The fact that shame works and guilt exists are solid proof that white is a very powerful force in our individual psychology. These are things that other colors find alien.
Loren ipsum
What colour am I if want everyone capable of being autonomous and self-reliant <_< >_>
Loren ipsum
I think weirdly part of my motivation is green as well. I seek to live in harmony with nature, by being able to recycle all my waste and just rely on sunlight as an input, like a plant. But I still want to maintain a high tech base (so I need blue). I do want us adventure to new worlds etc which is the red motivation. There are other aspects of motivation that I find hard to classify. There is an enjoyment of being able to create your own things, this seems red but is a different sort of red to the adventure of space travel. I’m not sure those two types of red are conjoined, I know people with one but not the other.
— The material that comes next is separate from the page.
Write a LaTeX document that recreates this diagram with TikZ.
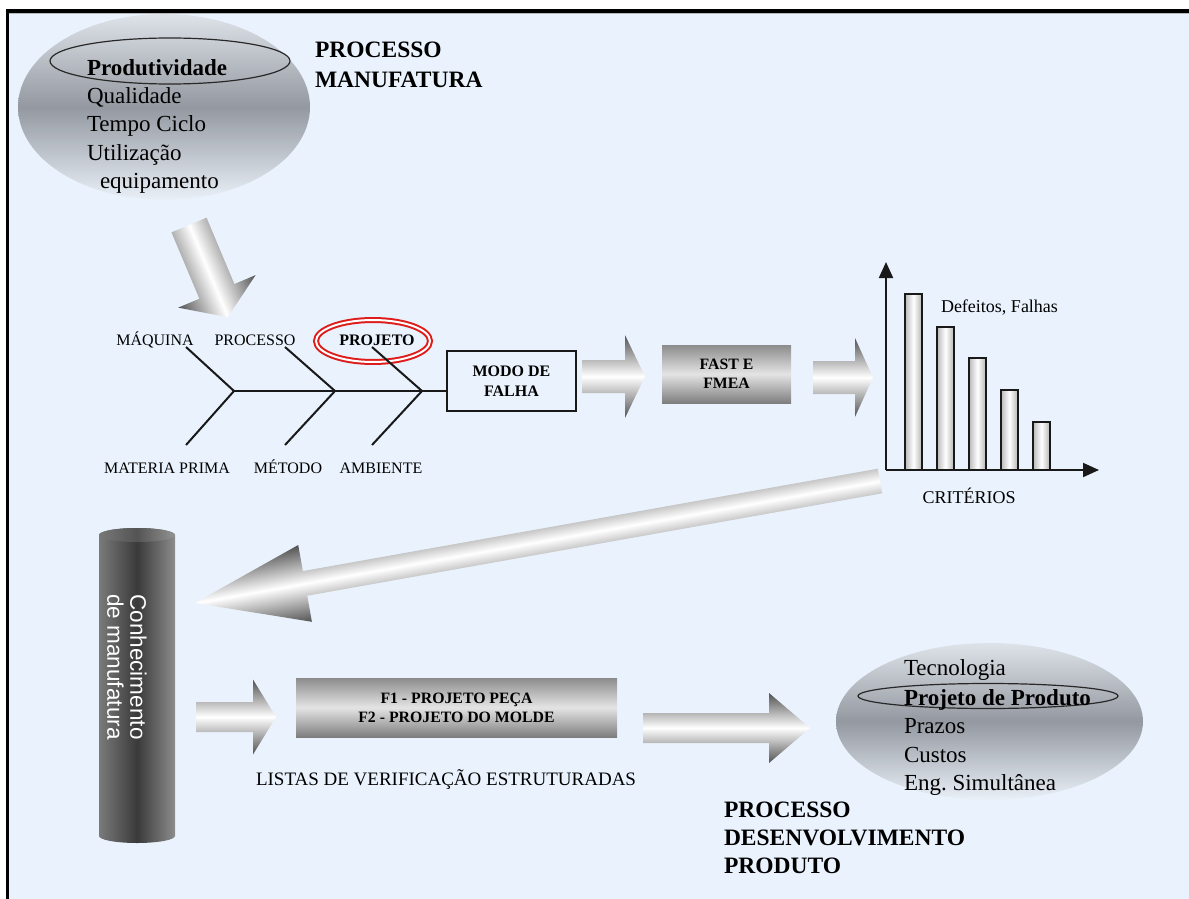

Honestly, I see that as being Black. If you’re tutoring other people and supporting them in reaching self-reliance that skews into other colours, but I often think of Objectivism’s “everything works better when everyone is selfish” as being a very Black way of seeing the world.
Black doesn’t necessarily want everyone else to get the benefits of being black, tho
I thought it an interesting edge case, which is why I asked.
I definitely skew into the tutoring and supporting side of things. I also don’t think “everything works better when everyone is selfish”, just that when people are capable of being self-reliant then they can move on from abusive situations or cope when the people that normally do a task no longer do so (for whatever reason).